Paul Aiken / Staff Photographer
Liliana Gala, left, works with digital marketing adviser Kayleen Cohn at the East Simpson Coffee Company in Old Town Lafayette on April 19.
Author

A push by city officials last year to address a rash of new development in Lafayette’s Old Town neighborhoods could soon usher in updated regulations for the area’s growth.

Amendments to the district’s zoning could allow officials “an enhanced set of tools” as they preserve the area’s character, a report drafted by Denver’s Clarion Associates, a consulting firm responsible for the project’s public outreach, suggested.

Calls to preserve the character of Old Town’s vintage feel — the funky, often-eclectic home styles harken back to the city’s agricultural and mining roots, according to homeowners surveyed — have persisted for decades.

Community workshops began this spring to gauge key character-defining features for Old Town neighborhoods that residents want protected, according to Darcie White of Clarion, as well as to questions of compatibility, boundary lines and the demolition process.

Such plans could guide future development in the region, according to White, and would address certain infill on vacant lots, redevelopment, or additions to existing buildings.

“Their biggest concern for Old Town is related to scale and mass of infill development that they think is out of character,” White said Friday. “The proposed recommendations are looking at potential requirements that would help mitigate some of these impacts.”

About 53 percent of respondents to the city survey cited lot coverage as a top compatibility concern with respect to site design in Old Town, according to the report.

The minimum lot size in the zoning districts (R1, R2, OTR) is 7,000 square feet, according to the city code. A lot coverage of 30 percent would have a maximum footprint of 2,100 square feet. This is greater than the average footprint (1,628 square feet including primary dwelling, garages, porches, patios, and other accessory buildings) calculated from a sample of 181 parcels in Old Town.

“The overarching (proposal) is meant to maintain some of the current feelings of Old Town,” Lafayette’s Historical Preservation Chairwoman Rebecca Schwendler said. “Everyone always says that it feels like a small town, with the trees and diverse houses.

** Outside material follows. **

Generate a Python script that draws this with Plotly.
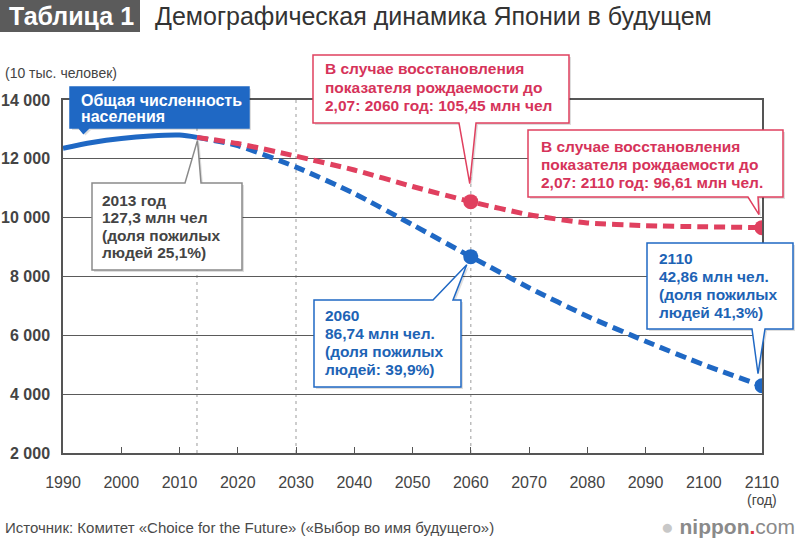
import plotly.graph_objects as go

# ---------------- data ----------------
years_hist = [1990, 1995, 2000, 2005, 2010, 2013]
pop_hist = [12361, 12557, 12693, 12777, 12806, 12730]

years_proj = [2013, 2020, 2030, 2040, 2050, 2060, 2070, 2080, 2090, 2100, 2110]
pop_base = [12730, 12450, 11720, 10820, 9760, 8674, 7620, 6650, 5800, 5000, 4286]
pop_recov = [12730, 12520, 12090, 11620, 11060, 10545, 10100, 9820, 9730, 9690, 9661]

marker_years = [2060, 2110]
base_marks = [8674, 4286]
recov_marks = [10545, 9661]

ref_years = [2013, 2030, 2060]

x_ticks = [1990, 2000, 2010, 2020, 2030, 2040, 2050, 2060, 2070, 2080, 2090, 2100, 2110]
x_labels = ["1990", "2000", "2010", "2020", "2030", "2040", "2050", "2060", "2070",
            "2080", "2090", "2100", "2110"]
y_ticks = [2000, 4000, 6000, 8000, 10000, 12000, 14000]
y_labels = ["2 000", "4 000", "6 000", "8 000", "10 000", "12 000", "14 000"]

# ---------------- style ----------------
W, H = 800, 545
L, R, T, B = 63, 38, 100, 92
PW, PH = W - L - R, H - T - B
XMIN, XMAX, YMIN, YMAX = 1990, 2110, 2000, 14000

BLUE = "#1f68c4"
RED = "#e0405f"
REDTXT = "#d6335a"
BLUETXT = "#1d63b5"
GRAYTXT = "#444444"
NARROW = "Liberation Sans Narrow, Arial Narrow, Liberation Sans, Arial, sans-serif"
SANS = "Liberation Sans, Arial, sans-serif"


def px_x(year):
    return L + (year - XMIN) * PW / (XMAX - XMIN)


def px_y(v):
    return T + PH - (v - YMIN) * PH / (YMAX - YMIN)


def pp(px, py):
    return ((px - L) / PW, (T + PH - py) / PH)


def path(points):
    s = ""
    for i, (px, py) in enumerate(points):
        a, b = pp(px, py)
        s += ("M" if i == 0 else "L") + f"{a:.5f},{b:.5f} "
    return s + "Z"


def callout_points(x0, y0, x1, y1, side, b0, b1, tip):
    if side == "bottom":
        return [(x0, y0), (x1, y0), (x1, y1), (b1, y1), tip, (b0, y1), (x0, y1)]
    return [(x0, y0), (b0, y0), tip, (b1, y0), (x1, y0), (x1, y1), (x0, y1)]


shapes = []
annotations = []


def add_callout(box, side, base, tip, fill, border, lines, tx, tys, color, size=15.5):
    pts = callout_points(box[0], box[1], box[2], box[3], side, base[0], base[1], tip)
    shadow = [(p[0] + 2, p[1] + 2) for p in pts]
    shapes.append(dict(type="path", xref="paper", yref="paper", path=path(shadow),
                       fillcolor="rgba(0,0,0,0.13)", line=dict(width=0), layer="above"))
    shapes.append(dict(type="path", xref="paper", yref="paper", path=path(pts),
                       fillcolor=fill, line=dict(color=border, width=1.5), layer="above"))
    for line, ty in zip(lines, tys):
        a, b = pp(tx, ty)
        annotations.append(dict(x=a, y=b, xref="paper", yref="paper", text=line,
                                showarrow=False, xanchor="left", yanchor="middle",
                                font=dict(family=SANS, size=size, color=color, weight="bold")))


fig = go.Figure()

fig.add_trace(go.Scatter(x=years_hist, y=pop_hist, mode="lines",
                         line=dict(color=BLUE, width=5, shape="spline", smoothing=0.8),
                         hoverinfo="skip"))
fig.add_trace(go.Scatter(x=years_proj, y=pop_base, mode="lines",
                         line=dict(color=BLUE, width=5, dash="11px,6px", shape="spline", smoothing=0.6),
                         hoverinfo="skip"))
fig.add_trace(go.Scatter(x=years_proj, y=pop_recov, mode="lines",
                         line=dict(color=RED, width=5, dash="11px,6px", shape="spline", smoothing=0.6),
                         hoverinfo="skip"))
fig.add_trace(go.Scatter(x=marker_years, y=recov_marks, mode="markers",
                         marker=dict(color=RED, size=15), hoverinfo="skip"))
fig.add_trace(go.Scatter(x=marker_years, y=base_marks, mode="markers",
                         marker=dict(color=BLUE, size=15), hoverinfo="skip"))

# vertical reference lines
for yr in ref_years:
    shapes.append(dict(type="line", xref="x", yref="paper", x0=yr, x1=yr, y0=0, y1=1,
                       line=dict(color="#bdbdbd", width=1.5, dash="3px,4px"), layer="below"))

# ---------------- callouts ----------------
add_callout((70, 87, 249, 128), "bottom", (79, 89),
            (px_x(1993.5), px_y(pop_hist[1]) - 9), BLUE, BLUE,
            ["Общая численность", "населения"], 79, [100, 117], "white", 16)

add_callout((92, 183, 242, 270), "top", (185, 201),
            (px_x(years_hist[-1]) + 0.5, px_y(pop_hist[-1]) + 3), "white", "#8a8a8a",
            ["2013 год", "127,3 млн чел", "(доля пожилых", "людей 25,1%)"],
            100, [200, 217.5, 235, 252.5], GRAYTXT)

add_callout((313, 55, 569, 123), "bottom", (459, 476),
            (px_x(marker_years[0]) - 1, px_y(recov_marks[0]) - 18), "white", RED,
            ["В случае восстановления", "показателя рождаемости до",
             "2,07: 2060 год: 105,45 млн чел"], 323, [69, 87.5, 106], REDTXT)

add_callout((528, 130, 783, 197), "bottom", (748, 758),
            (px_x(marker_years[1]) - 3, px_y(recov_marks[1]) - 13), "white", RED,
            ["В случае восстановления", "показателя рождаемости до",
             "2,07: 2110 год: 96,61 млн чел."], 539, [146, 164, 182], REDTXT)

add_callout((314, 300, 461, 387), "top", (433, 453),
            (px_x(marker_years[0]) - 4, px_y(base_marks[0]) + 8), "white", BLUE,
            ["2060", "86,74 млн чел.", "(доля пожилых", "людей: 39,9%)"],
            323, [315, 333, 351, 369], BLUETXT)

add_callout((647, 243, 793, 329), "bottom", (752, 765),
            (px_x(marker_years[1]) - 4, px_y(base_marks[1]) - 12), "white", BLUE,
            ["2110", "42,86 млн чел.", "(доля пожилых", "людей 41,3%)"],
            657, [258, 276, 294, 312], BLUETXT)

# ---------------- header / footer ----------------
shapes.append(dict(type="path", xref="paper", yref="paper",
                   path=path([(0, 0), (140, 0), (140, 32), (0, 32)]),
                   fillcolor="#5b5b5b", line=dict(width=0), layer="above"))


def text_at(px, py, txt, size, color, family=NARROW, anchor="left", weight="normal"):
    a, b = pp(px, py)
    annotations.append(dict(x=a, y=b, xref="paper", yref="paper", text=txt, showarrow=False,
                            xanchor=anchor, yanchor="middle",
                            font=dict(family=family, size=size, color=color, weight=weight)))


text_at(71, 16, "Таблица 1", 25, "white", anchor="center", weight="bold")
text_at(153, 16, "Демографическая динамика Японии в будущем", 25, "#333333")
text_at(3, 73, "(10 тыс. человек)", 14, GRAYTXT)
text_at(762, 500, "(год)", 14, GRAYTXT, anchor="center")
text_at(3, 527, "Источник: Комитет «Choice for the Future» («Выбор во имя будущего»)", 15, "#4a4a4a")
text_at(797, 526,
        "<span style='color:#c8c8c8'>●</span> <b>nippon</b><span style='color:#e03040'><b>.</b></span>com",
        21, "#8a8a8a", family=SANS, anchor="right")

fig.update_layout(
    width=W, height=H,
    margin=dict(l=L, r=R, t=T, b=B, autoexpand=False),
    plot_bgcolor="white", paper_bgcolor="white",
    showlegend=False,
    shapes=shapes, annotations=annotations,
    xaxis=dict(range=[XMIN, XMAX], tickmode="array", tickvals=x_ticks, ticktext=x_labels,
               ticks="inside", ticklen=6, tickwidth=1.2, tickcolor="#555",
               showline=True, linecolor="#555", linewidth=1.5, mirror=True,
               showgrid=False, zeroline=False, automargin=False,
               ticklabelstandoff=14,
               tickfont=dict(family=SANS, size=16, color=GRAYTXT)),
    yaxis=dict(range=[YMIN, YMAX], tickmode="array", tickvals=y_ticks, ticktext=y_labels,
               ticks="", showline=True, linecolor="#555", linewidth=1.5, mirror=True,
               showgrid=True, gridcolor="#5a5a5a", gridwidth=1.3, zeroline=False,
               automargin=False, ticklabelstandoff=8,
               tickfont=dict(family=SANS, size=16, color=GRAYTXT, weight="bold")),
)

fig.write_html("out.html",
               config={"displayModeBar": False},
               post_script="document.body.style.margin='0px';document.body.style.overflow='hidden';")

“I think it’s really seen some dramatic changes,” Schwendler added. “Especially in the last three years, so many of the additions and new buildings that have been constructed are so much larger and denser than what was there before.”

When asked to identify their top three compatibility issues with respect to building mass and form in Old Town, nearly 80 percent of respondents indicated “overall scale and massing,” more than 52 percent indicated height, and 42 percent indicated attention to shading of neighboring properties.

The Historic Preservation Board has reviewed 18 demolition applications since 2012; however, questions have been raised as to whether the current definition is too flexible in terms of its percentages and whether the 90-day stay on the demolition permit is sufficient.

In recent months, an accelerated effort has occurred to protect the district from what some residents in the neighboring southern reaches of the city have called the advent of “urban sprawl” in the area.

It is one that comes as echoes of Boulder County’s building boom reverberates outward.

“Lafayette is really growing very quickly,” Seth White, a member of the city’s Historic Preservation Board, said Friday. “This is a bigger issue than just in Old Town. Building and infill and traffic — it’s a general feeling that our pace of growth is a little accelerated. In terms of Old Town itself, there’s a sense that things are changing and we are losing parts of it.

“Outside development interests are taking priority over the interests of people in Old Town,” he added.

The region has added more housing units in the past five years than at any time since the late ’90s. Households are forming faster, however, with 7,736 added — well ahead of the 7,203 homes built during that time.

Lafayette built 1,362 dwellings and grew by 1,174 households from 2009 to 2016.

“I do think that Lafayette has a unique position to preserve the city’s heritage,” White said. “Not all front range communities have the cool little downtown area to build on and work from.”